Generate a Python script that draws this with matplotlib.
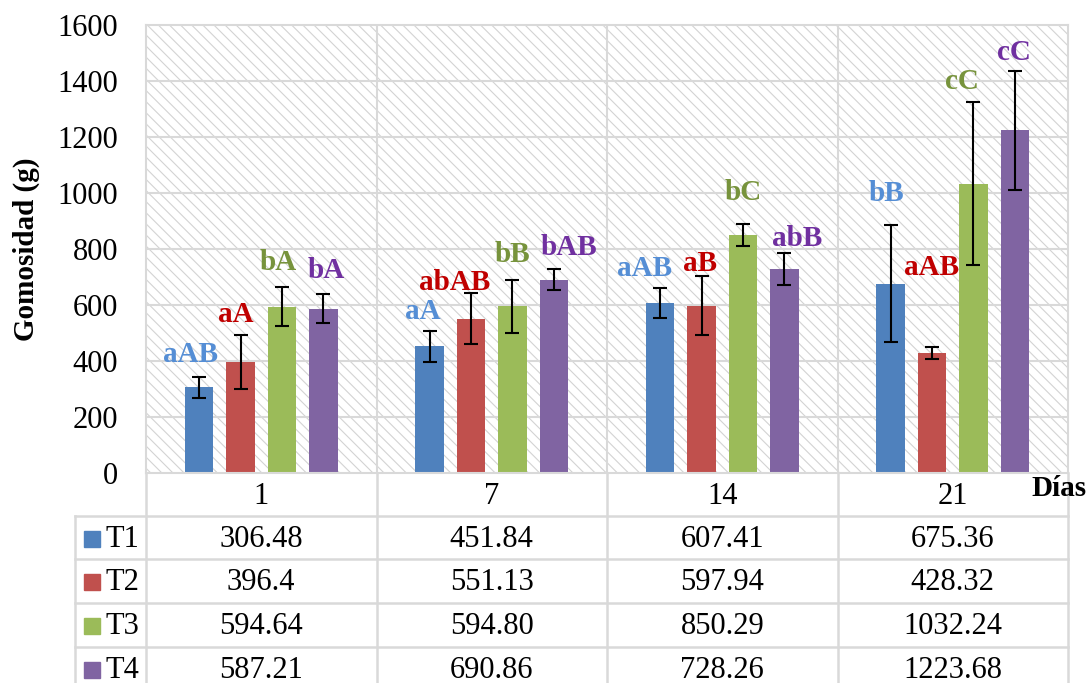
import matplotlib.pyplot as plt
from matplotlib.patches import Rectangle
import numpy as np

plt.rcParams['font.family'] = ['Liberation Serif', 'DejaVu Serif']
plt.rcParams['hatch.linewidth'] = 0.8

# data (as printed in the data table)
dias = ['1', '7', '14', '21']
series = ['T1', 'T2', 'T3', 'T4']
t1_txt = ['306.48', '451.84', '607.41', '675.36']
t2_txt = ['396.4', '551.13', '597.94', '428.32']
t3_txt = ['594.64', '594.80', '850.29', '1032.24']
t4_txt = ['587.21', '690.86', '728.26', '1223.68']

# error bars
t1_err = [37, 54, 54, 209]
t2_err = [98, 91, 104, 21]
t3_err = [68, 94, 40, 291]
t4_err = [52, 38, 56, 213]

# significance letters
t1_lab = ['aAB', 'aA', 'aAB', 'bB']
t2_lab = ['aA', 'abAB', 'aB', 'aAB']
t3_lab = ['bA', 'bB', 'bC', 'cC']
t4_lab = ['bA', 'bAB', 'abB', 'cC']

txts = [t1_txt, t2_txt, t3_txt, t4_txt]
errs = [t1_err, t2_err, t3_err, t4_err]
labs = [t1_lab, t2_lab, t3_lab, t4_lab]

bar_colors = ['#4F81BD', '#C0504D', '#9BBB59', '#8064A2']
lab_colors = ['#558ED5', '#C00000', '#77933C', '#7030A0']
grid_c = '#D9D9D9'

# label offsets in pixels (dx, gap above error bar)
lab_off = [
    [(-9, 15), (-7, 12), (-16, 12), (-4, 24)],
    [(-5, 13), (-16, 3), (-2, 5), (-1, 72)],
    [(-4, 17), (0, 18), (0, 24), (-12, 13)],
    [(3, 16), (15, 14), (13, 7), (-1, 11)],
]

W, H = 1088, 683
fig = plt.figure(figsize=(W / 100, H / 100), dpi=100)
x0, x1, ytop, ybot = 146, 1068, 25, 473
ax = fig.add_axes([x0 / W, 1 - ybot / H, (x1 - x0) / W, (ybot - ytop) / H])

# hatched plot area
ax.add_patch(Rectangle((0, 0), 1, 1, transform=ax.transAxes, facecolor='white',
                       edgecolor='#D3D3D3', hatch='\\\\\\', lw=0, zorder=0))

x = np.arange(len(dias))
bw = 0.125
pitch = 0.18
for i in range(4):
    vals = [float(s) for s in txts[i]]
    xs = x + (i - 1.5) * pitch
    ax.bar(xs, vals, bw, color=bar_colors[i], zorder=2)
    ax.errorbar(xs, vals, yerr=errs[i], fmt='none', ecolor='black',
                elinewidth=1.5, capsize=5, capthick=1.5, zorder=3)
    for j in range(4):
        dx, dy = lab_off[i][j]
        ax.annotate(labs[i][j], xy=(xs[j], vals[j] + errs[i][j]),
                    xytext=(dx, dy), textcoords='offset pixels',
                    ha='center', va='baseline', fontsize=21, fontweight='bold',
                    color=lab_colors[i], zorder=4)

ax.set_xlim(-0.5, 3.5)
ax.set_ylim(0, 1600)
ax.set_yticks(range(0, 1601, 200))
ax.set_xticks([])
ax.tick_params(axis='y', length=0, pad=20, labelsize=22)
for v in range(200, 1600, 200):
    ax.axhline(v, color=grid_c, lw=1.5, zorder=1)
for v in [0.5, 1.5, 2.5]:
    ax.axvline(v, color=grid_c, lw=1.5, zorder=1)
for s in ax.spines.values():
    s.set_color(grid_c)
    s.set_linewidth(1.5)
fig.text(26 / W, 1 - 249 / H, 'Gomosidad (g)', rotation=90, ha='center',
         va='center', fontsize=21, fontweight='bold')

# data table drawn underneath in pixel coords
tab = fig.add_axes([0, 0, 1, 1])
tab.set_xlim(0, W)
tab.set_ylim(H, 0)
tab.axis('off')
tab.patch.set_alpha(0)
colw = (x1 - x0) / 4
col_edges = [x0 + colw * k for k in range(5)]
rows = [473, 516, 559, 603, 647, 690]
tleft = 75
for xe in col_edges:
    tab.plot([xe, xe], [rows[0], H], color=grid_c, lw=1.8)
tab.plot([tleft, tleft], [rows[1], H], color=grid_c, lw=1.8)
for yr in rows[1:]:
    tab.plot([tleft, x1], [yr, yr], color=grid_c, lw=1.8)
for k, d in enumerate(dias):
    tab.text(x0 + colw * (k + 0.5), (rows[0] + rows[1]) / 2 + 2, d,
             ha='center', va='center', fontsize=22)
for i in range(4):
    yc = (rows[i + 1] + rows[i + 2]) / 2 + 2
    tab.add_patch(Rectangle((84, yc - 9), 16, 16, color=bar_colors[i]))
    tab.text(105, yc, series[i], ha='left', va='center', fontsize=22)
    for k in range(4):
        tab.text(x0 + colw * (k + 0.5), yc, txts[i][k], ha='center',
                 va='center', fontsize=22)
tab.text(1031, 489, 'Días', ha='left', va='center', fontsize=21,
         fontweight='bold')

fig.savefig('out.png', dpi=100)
--------
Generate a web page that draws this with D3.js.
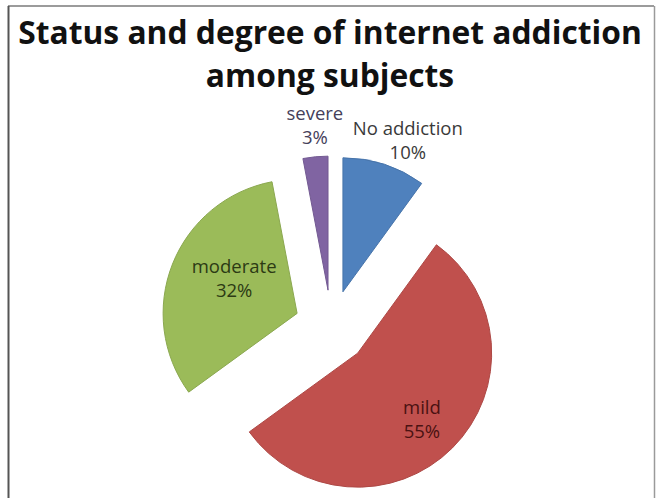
--------
▸ Work to be completed
Working from the entries above, reproduce exactly and only the lines beginning with the line that has "Generate a Python" and ending with the line that has "edgecolor='#D3D3D3', hatch='\\\\\\', lw=0, zorder=0))"; omit all pictures.

▸ Response to the exercise
Generate a Python script that draws this with matplotlib.
import matplotlib.pyplot as plt
from matplotlib.patches import Rectangle
import numpy as np

plt.rcParams['font.family'] = ['Liberation Serif', 'DejaVu Serif']
plt.rcParams['hatch.linewidth'] = 0.8

# data (as printed in the data table)
dias = ['1', '7', '14', '21']
series = ['T1', 'T2', 'T3', 'T4']
t1_txt = ['306.48', '451.84', '607.41', '675.36']
t2_txt = ['396.4', '551.13', '597.94', '428.32']
t3_txt = ['594.64', '594.80', '850.29', '1032.24']
t4_txt = ['587.21', '690.86', '728.26', '1223.68']

# error bars
t1_err = [37, 54, 54, 209]
t2_err = [98, 91, 104, 21]
t3_err = [68, 94, 40, 291]
t4_err = [52, 38, 56, 213]

# significance letters
t1_lab = ['aAB', 'aA', 'aAB', 'bB']
t2_lab = ['aA', 'abAB', 'aB', 'aAB']
t3_lab = ['bA', 'bB', 'bC', 'cC']
t4_lab = ['bA', 'bAB', 'abB', 'cC']

txts = [t1_txt, t2_txt, t3_txt, t4_txt]
errs = [t1_err, t2_err, t3_err, t4_err]
labs = [t1_lab, t2_lab, t3_lab, t4_lab]

bar_colors = ['#4F81BD', '#C0504D', '#9BBB59', '#8064A2']
lab_colors = ['#558ED5', '#C00000', '#77933C', '#7030A0']
grid_c = '#D9D9D9'

# label offsets in pixels (dx, gap above error bar)
lab_off = [
    [(-9, 15), (-7, 12), (-16, 12), (-4, 24)],
    [(-5, 13), (-16, 3), (-2, 5), (-1, 72)],
    [(-4, 17), (0, 18), (0, 24), (-12, 13)],
    [(3, 16), (15, 14), (13, 7), (-1, 11)],
]

W, H = 1088, 683
fig = plt.figure(figsize=(W / 100, H / 100), dpi=100)
x0, x1, ytop, ybot = 146, 1068, 25, 473
ax = fig.add_axes([x0 / W, 1 - ybot / H, (x1 - x0) / W, (ybot - ytop) / H])

# hatched plot area
ax.add_patch(Rectangle((0, 0), 1, 1, transform=ax.transAxes, facecolor='white',
                       edgecolor='#D3D3D3', hatch='\\\\\\', lw=0, zorder=0))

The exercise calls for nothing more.